I do not deny that arrays are a very important thing to have.  They
should not, however, completely unnecessarily complicate an otherwise
almost unmarred syntax that is one of the hallmarks of Scheme.  Arrays
are fundamental to computing, yes, but not fundamental to Scheme's
syntax.

>   Literal arrays would not be used often enough to warrant a "#"
>   syntax.
> 
>       Vector constants were thought useful enough that the "#(" syntax
>       was appointed them.  Many of the extant literal vectors
>       (especially nested vectors) could be better expressed as arrays.
>       Some literal nested lists would also be better suited to arrays.
>       Bear@xxxxxxxxx gives some examples uses for literal arrays:
> 
>       [snipped long list of applications for arrays]

I have responded to this already: these are all uses for arrays, but
they have very little to do with _hand-written_ literal arrays, and a
lot of them will involve large data sets that will completely dwarf the
size of the initial few characters of the literal array.  I have also
shown that literal arrays with my proposed syntax do not require many
more columns that bear finds so precious.
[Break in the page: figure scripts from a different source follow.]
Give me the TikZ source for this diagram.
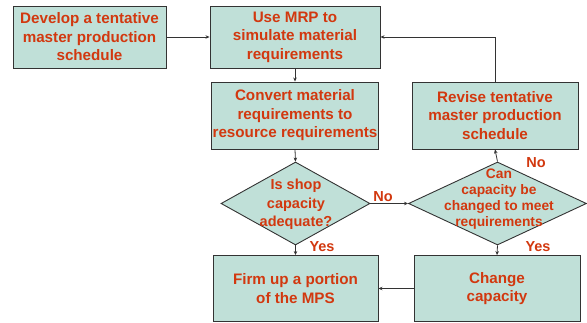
\documentclass[tikz,border=0pt]{standalone}
\usepackage{fontspec}
\setmainfont{Liberation Sans}
\usetikzlibrary{shapes.geometric,arrows.meta}
\definecolor{boxfill}{HTML}{C0E0D8}
\definecolor{txt}{HTML}{D2380F}
\definecolor{edge}{HTML}{333333}
\begin{document}
\begin{tikzpicture}[x=1pt,y=-1pt,
  box/.style={draw=edge,line width=0.9pt,fill=boxfill,rectangle,inner sep=1pt,align=center,
    text=txt,font=\bfseries\fontsize{15.2}{18.5}\selectfont},
  dia/.style={draw=edge,line width=0.9pt,fill=boxfill,diamond,inner sep=0pt},
  diatext/.style={align=center,text=txt,inner sep=0pt},
  lab/.style={text=txt,font=\bfseries\fontsize{14.5}{15}\selectfont,inner sep=0pt},
  conn/.style={draw=edge,line width=0.8pt,-{Stealth[length=4pt,width=3.5pt]}}]
\useasboundingbox (0,0) rectangle (587,323);
\node[box,minimum width=153pt,minimum height=62pt] (b1) at (89.5,37) {Develop a tentative\\master production\\schedule};
\node[box,minimum width=170pt,minimum height=62pt] (b2) at (295,37) {Use MRP to\\simulate material\\requirements};
\node[box,minimum width=166pt,minimum height=67pt] (b3) at (295,115.5) {Convert material\\requirements to\\resource requirements};
\node[box,minimum width=166pt,minimum height=67pt] (rv) at (495,115.5) {Revise tentative\\master production\\schedule};
\node[box,minimum width=165pt,minimum height=66pt] (fm) at (295.5,288.5) {Firm up a portion\\of the MPS};
\node[box,minimum width=166pt,minimum height=66pt] (ch) at (497,288.5) {Change\\capacity};
\node[dia,minimum width=149pt,minimum height=83pt] (d1) at (295.5,203.5) {};
\node[dia,minimum width=178pt,minimum height=83pt] (d2) at (497.5,203.5) {};
\node[diatext,font=\bfseries\fontsize{14.5}{18.5}\selectfont] (t1) at (296,204.5) {Is shop\\capacity\\adequate?};
\node[diatext,font=\bfseries\fontsize{13.8}{16}\selectfont] (t2) at (499,199.5) {Can\\capacity be\\changed to meet\\requirements};
\draw[conn] (b1.east) -- (b2.west);
\draw[conn] (b2.south) -- (b3.north);
\draw[conn] (b3.south) -- (d1.north);
\draw[conn] (d1.south) -- (fm.north);
\draw[conn] (d1.east) -- (d2.west);
\draw[conn] (d2.north) -- (rv.south);
\draw[conn] (d2.south) -- (ch.north);
\draw[conn] (ch.west) -- (fm.east);
\draw[conn] (rv.north) |- (b2.east);
\node[lab] (l1) at (322,247) {Yes};
\node[lab] (l2) at (383,197) {No};
\node[lab] (l3) at (536,163) {No};
\node[lab] (l4) at (538,247) {Yes};
\end{tikzpicture}
\end{document}
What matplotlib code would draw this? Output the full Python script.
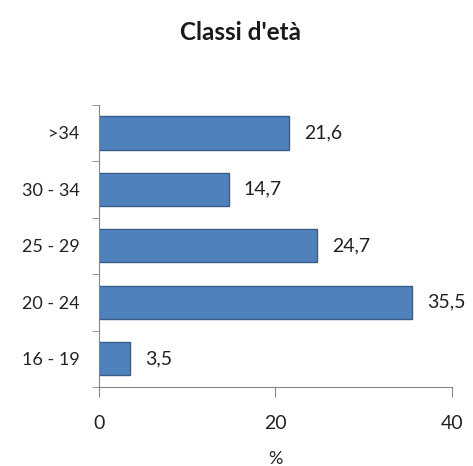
import matplotlib.pyplot as plt
import numpy as np

# data
categories = ['16 - 19', '20 - 24', '25 - 29', '30 - 34', '>34']
values = [3.5, 35.5, 24.7, 14.7, 21.6]
xticks = [0, 20, 40]

plt.rcParams['font.family'] = ['Lato', 'DejaVu Sans']

fig = plt.figure(figsize=(4.73, 4.66), dpi=100)
ax = fig.add_axes([0.209, 0.1695, 0.746, 0.606])

ypos = np.arange(len(categories))
ax.barh(ypos, values, height=0.59, color='#4F81BD', edgecolor='#385D8A',
        linewidth=1)

for y, v in zip(ypos, values):
    ax.text(v + 1.7, y, f'{v:.1f}'.replace('.', ','), va='center',
            ha='left', fontsize=14, color='#222222')

ax.set_xlim(0, 40)
ax.set_ylim(-0.5, len(categories) - 0.5)
ax.set_xticks(xticks)
ax.set_xticklabels([str(t) for t in xticks], fontsize=14, color='#222222')
ax.set_yticks(ypos)
ax.set_yticklabels(categories, fontsize=13, color='#222222')
ax.tick_params(axis='y', length=0, pad=14)
ax.tick_params(axis='x', length=7, color='#868686', pad=13)

# category boundary ticks on the y axis
ax.set_yticks(np.arange(-0.5, len(categories)), minor=True)
ax.tick_params(axis='y', which='minor', length=5, color='#868686')

for side in ['top', 'right']:
    ax.spines[side].set_visible(False)
for side in ['left', 'bottom']:
    ax.spines[side].set_color('#868686')

ax.set_xlabel('%', fontsize=13, color='#222222', labelpad=14)
fig.suptitle("Classi d'età", x=0.508, y=0.955, fontsize=17.5,
             fontweight='bold', color='#1a1a1a')

fig.savefig('out.png', dpi=100)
>   The proposed "#nA" syntax consumes too much of the precious "#"
>   name-space.
> 
>       The claim is that SRFI-58 would consume ten characters (the ten
>       decimal digits), far more than the single "(" used for vectors.
> 
>       But this accounting is disingenuous.  It is highly unlikely that
>       a one digit "#" code, say "#5" would be registered without
>       including the other digits.  If we consider "#" followed by
>       digits to be a numeric argument to the character following, then
>       only one letter, "A", worth of name-space has been allocated.
>       "#nnn" followed by the letters B-Z and punctuation are all
>       available.

This, too, complicates the syntax unnecessarily.  (For what it's worth,
by the way, I didn't think it was a good idea to introduce the literal
vector syntax back in R2RS.)  Read-time constructors that require
numeric arguments can accept them just as procedures & macros do: as
arguments in a list form, like #,(ARRAY <rank> ...).  There is no good
reason to complicate the syntax as you suggest.